# start of Provided records

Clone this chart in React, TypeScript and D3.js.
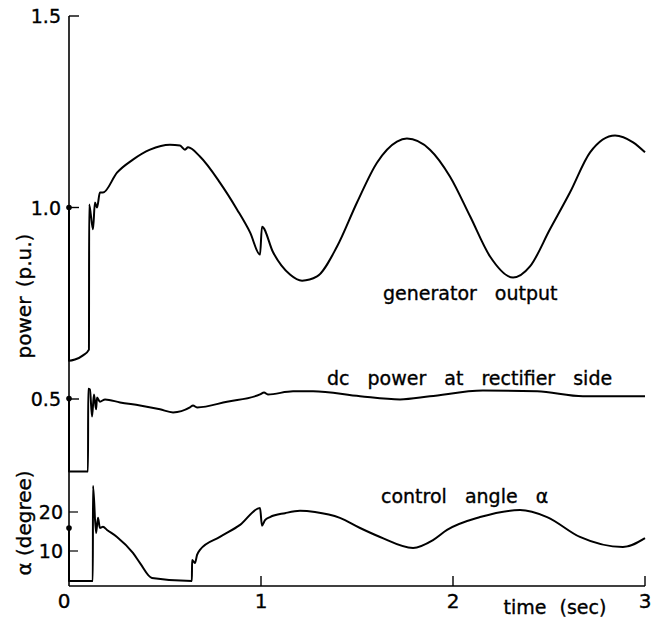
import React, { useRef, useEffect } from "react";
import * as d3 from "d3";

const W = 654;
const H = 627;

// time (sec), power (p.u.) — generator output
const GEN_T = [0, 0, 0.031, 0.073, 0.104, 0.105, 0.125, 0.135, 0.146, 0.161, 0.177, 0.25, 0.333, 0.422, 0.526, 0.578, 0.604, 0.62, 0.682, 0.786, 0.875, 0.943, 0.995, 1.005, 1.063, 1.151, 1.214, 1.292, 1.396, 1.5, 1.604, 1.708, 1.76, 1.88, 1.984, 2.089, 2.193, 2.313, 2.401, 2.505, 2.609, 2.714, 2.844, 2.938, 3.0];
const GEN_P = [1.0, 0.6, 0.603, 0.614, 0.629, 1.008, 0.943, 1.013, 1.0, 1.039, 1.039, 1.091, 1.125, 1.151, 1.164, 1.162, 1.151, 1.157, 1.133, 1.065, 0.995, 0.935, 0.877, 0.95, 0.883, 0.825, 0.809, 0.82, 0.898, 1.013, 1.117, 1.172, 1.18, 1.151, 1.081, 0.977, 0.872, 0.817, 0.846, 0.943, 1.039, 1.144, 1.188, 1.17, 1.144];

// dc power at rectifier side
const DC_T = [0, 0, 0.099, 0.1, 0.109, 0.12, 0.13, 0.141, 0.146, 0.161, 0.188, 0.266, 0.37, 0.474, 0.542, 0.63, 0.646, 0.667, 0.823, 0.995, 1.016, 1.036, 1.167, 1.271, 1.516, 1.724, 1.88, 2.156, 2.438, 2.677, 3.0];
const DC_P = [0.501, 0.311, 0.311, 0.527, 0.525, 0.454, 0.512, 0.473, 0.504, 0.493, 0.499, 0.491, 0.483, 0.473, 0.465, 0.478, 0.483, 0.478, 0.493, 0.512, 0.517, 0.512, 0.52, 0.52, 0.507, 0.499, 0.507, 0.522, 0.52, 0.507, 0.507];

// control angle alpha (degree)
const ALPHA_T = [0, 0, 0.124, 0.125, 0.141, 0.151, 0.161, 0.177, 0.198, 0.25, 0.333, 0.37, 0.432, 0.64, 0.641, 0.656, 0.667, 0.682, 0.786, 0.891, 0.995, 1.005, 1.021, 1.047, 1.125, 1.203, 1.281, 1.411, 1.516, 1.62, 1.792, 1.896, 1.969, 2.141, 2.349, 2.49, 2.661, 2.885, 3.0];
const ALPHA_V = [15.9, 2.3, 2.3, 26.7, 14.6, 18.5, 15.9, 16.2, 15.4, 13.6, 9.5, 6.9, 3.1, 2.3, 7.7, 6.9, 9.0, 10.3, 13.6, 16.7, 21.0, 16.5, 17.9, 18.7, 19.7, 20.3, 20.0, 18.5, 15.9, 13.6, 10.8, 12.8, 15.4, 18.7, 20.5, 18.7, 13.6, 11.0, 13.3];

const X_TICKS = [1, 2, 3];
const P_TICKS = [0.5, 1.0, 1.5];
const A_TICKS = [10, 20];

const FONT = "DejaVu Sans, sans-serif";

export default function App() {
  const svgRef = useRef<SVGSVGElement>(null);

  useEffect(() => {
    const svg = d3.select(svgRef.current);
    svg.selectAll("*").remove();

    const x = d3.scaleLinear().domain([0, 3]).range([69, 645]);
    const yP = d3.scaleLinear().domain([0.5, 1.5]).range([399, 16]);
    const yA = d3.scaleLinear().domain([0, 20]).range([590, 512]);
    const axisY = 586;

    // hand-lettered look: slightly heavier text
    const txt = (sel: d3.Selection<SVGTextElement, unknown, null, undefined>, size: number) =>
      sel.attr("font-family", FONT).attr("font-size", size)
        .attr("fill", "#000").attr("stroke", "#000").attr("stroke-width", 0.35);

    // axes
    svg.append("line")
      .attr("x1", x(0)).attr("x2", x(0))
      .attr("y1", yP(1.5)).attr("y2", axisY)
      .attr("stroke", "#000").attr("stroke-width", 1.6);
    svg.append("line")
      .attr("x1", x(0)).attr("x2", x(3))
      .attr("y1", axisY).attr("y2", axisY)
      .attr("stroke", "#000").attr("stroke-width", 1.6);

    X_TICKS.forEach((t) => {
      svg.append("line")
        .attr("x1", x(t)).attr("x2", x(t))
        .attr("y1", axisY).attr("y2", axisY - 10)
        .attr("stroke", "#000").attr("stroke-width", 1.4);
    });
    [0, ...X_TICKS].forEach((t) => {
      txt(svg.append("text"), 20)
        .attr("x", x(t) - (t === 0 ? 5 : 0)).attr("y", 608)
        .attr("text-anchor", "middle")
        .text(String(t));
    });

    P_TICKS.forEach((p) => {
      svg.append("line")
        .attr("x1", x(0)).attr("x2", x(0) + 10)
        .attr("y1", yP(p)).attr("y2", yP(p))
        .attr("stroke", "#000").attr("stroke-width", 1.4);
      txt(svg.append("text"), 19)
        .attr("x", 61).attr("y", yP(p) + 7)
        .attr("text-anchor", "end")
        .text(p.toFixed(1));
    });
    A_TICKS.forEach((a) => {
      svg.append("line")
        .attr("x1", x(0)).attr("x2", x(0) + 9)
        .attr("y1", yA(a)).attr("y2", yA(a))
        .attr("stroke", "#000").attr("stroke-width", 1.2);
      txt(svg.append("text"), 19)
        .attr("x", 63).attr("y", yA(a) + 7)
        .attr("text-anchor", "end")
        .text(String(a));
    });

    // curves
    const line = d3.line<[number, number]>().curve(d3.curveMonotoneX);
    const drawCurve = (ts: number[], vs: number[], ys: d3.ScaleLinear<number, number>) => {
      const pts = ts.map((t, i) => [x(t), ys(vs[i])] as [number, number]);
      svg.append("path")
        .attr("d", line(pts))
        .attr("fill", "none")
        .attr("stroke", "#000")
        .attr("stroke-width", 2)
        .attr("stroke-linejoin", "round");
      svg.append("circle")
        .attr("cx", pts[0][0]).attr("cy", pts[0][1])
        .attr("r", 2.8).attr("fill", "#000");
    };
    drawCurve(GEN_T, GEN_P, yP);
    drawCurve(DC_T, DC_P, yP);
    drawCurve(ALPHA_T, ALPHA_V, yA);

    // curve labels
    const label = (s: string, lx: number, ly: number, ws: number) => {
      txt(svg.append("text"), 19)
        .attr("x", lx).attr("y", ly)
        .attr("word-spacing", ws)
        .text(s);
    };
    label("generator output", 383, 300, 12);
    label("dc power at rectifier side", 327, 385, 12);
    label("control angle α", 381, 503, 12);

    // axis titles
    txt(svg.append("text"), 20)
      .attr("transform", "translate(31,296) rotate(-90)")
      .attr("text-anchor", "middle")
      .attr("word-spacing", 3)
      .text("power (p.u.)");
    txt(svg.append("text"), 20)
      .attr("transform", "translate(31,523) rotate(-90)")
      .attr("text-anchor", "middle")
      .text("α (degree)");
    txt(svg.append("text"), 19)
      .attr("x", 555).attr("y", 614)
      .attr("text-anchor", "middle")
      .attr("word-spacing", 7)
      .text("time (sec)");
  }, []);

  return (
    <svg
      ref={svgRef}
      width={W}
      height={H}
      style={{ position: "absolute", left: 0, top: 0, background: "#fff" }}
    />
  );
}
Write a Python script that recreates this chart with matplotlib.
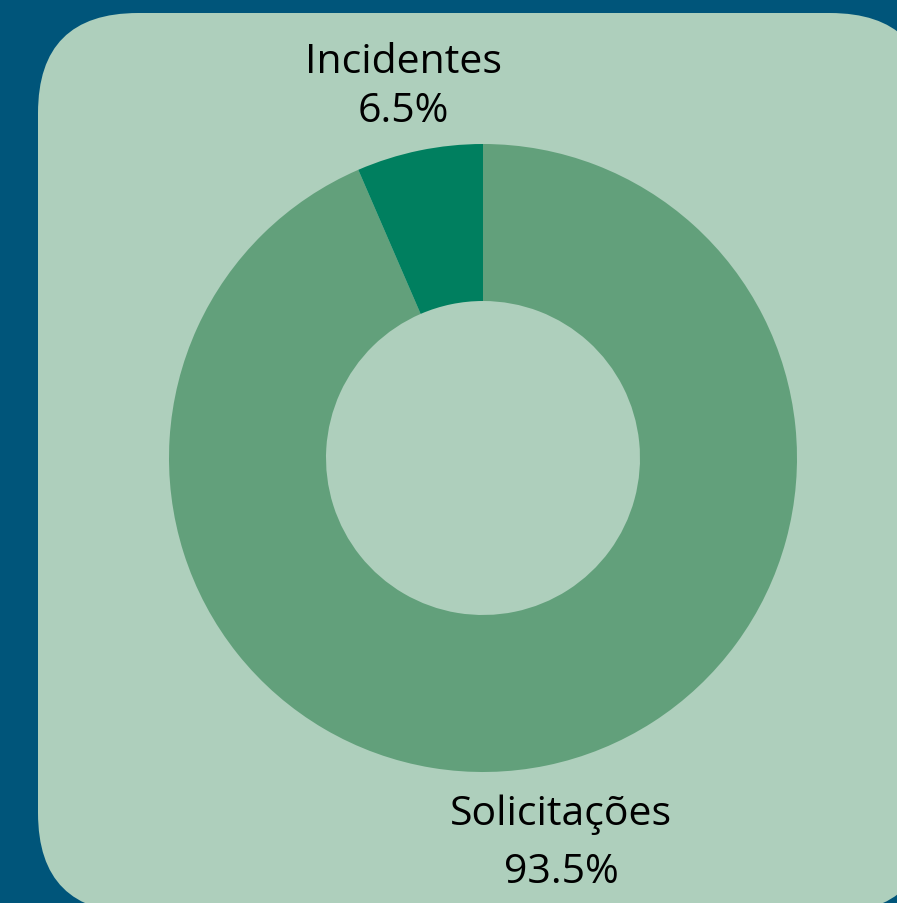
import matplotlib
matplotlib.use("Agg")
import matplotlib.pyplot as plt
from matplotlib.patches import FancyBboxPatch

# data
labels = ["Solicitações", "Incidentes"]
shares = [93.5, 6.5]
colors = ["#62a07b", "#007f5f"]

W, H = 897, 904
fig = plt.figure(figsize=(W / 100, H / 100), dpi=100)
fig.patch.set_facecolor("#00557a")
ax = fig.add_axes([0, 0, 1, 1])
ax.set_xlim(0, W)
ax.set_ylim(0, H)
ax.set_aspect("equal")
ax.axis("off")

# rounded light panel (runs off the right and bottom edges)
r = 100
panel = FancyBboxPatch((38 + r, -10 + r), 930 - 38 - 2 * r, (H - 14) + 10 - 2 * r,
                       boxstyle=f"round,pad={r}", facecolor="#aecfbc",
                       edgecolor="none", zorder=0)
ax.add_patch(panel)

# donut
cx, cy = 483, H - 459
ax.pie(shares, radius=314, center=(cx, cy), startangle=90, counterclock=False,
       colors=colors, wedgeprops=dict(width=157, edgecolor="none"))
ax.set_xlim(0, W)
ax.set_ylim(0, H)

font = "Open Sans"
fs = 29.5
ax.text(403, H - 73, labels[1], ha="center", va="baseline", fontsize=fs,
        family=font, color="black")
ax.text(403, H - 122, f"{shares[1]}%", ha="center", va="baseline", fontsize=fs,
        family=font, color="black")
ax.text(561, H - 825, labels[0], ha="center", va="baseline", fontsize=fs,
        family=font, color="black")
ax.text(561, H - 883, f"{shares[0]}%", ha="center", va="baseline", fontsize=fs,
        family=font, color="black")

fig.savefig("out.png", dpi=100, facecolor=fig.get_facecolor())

# end of Provided records

- [What is required]: State how many lines in the entries above include the word "chart"; reply with the number alone.

- [The result]: 2